» **Provided entries**:
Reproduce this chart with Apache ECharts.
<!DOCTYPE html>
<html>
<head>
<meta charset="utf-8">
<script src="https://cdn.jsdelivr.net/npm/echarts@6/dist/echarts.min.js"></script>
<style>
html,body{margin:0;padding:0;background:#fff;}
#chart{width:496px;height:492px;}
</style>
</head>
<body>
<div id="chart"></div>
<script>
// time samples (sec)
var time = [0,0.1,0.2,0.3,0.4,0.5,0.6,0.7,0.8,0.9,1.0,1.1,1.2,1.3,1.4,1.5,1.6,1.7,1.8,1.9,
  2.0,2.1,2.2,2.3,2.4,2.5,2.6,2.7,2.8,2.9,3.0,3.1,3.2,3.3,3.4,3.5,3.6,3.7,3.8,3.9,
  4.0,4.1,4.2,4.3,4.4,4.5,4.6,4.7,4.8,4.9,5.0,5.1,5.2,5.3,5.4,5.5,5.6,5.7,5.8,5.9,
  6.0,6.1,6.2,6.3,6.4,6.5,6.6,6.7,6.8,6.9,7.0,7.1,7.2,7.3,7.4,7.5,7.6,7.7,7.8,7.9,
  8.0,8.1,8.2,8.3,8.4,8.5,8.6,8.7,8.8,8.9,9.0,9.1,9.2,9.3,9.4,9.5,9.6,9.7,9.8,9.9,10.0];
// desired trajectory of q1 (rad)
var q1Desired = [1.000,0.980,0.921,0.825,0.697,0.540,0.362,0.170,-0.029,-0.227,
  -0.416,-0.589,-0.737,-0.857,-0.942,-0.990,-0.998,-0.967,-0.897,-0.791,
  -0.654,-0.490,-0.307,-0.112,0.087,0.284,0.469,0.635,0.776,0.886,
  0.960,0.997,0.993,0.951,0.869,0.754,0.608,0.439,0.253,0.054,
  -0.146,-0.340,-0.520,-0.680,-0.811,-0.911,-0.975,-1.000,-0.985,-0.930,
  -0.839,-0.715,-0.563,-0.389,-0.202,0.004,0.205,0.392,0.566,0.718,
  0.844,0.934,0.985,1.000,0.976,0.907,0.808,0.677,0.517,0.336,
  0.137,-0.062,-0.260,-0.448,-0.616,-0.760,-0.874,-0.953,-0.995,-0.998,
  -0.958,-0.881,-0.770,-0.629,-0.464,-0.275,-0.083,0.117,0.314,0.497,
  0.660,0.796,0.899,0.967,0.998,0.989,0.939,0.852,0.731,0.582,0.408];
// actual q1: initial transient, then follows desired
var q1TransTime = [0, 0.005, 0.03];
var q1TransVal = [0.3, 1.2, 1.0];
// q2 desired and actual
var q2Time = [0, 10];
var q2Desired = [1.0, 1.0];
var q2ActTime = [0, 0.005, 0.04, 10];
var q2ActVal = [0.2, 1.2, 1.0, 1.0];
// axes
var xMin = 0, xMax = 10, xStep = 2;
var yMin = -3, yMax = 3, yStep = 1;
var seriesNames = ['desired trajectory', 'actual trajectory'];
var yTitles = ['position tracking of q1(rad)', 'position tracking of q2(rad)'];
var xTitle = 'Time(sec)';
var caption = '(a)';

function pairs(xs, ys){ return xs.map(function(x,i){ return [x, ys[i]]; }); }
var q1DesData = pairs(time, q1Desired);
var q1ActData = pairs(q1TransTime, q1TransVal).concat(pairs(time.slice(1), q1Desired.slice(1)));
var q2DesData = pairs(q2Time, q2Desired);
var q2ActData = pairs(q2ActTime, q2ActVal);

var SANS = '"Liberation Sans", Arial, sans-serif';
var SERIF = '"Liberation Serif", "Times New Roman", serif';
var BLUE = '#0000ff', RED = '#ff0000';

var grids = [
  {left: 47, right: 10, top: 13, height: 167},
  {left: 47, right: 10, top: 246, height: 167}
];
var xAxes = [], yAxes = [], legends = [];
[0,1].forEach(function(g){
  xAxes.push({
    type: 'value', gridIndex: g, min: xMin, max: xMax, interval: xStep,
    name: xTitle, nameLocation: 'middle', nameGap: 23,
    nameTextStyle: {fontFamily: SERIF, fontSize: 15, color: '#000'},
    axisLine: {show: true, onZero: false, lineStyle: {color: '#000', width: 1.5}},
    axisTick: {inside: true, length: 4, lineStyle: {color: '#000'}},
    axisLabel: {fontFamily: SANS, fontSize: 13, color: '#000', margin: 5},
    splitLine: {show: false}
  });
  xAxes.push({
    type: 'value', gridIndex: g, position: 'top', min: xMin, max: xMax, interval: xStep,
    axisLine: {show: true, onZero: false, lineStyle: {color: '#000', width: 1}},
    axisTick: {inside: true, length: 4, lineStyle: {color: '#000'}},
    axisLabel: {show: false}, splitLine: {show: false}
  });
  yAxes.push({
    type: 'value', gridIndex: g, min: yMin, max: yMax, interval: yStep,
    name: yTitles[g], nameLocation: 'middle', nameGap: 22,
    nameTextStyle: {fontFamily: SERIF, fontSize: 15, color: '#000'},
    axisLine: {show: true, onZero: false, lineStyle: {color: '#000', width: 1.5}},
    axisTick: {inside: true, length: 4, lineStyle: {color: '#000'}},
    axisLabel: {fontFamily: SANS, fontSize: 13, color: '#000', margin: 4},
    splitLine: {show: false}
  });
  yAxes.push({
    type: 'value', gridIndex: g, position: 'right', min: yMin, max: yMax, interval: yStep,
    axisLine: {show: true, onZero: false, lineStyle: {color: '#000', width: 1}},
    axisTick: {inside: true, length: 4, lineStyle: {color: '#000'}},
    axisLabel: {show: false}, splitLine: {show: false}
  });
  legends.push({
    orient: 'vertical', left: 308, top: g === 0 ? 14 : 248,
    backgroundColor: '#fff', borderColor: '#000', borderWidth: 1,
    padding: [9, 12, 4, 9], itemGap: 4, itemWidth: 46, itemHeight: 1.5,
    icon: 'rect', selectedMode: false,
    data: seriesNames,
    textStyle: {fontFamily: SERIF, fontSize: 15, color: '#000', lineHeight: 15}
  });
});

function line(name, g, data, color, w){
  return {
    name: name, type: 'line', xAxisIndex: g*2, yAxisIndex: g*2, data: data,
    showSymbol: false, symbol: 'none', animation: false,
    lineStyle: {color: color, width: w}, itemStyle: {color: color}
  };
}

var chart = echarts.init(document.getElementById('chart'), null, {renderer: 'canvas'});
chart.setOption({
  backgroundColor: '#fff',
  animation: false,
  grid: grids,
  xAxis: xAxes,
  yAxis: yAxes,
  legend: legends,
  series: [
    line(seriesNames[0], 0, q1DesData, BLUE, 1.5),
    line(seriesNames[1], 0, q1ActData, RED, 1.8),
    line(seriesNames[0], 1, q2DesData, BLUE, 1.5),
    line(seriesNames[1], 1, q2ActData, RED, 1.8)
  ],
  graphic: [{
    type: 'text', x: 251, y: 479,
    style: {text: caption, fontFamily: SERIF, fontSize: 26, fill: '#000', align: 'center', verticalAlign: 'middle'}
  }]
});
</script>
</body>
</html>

--

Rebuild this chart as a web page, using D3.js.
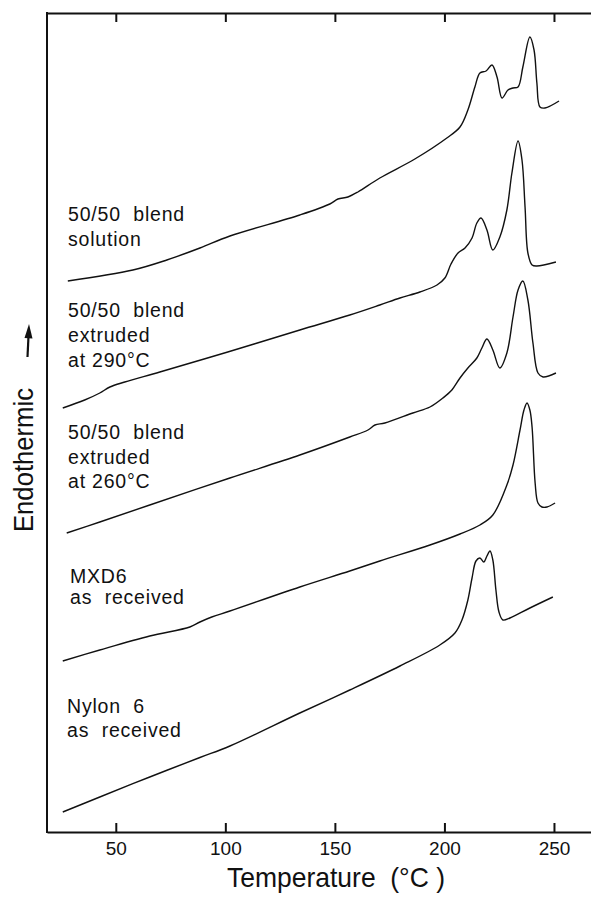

» **Exercise**:
Gather from the entries above all lines that include the string "this".

» **Expected answer**:
Reproduce this chart with Apache ECharts.
Rebuild this chart as a web page, using D3.js.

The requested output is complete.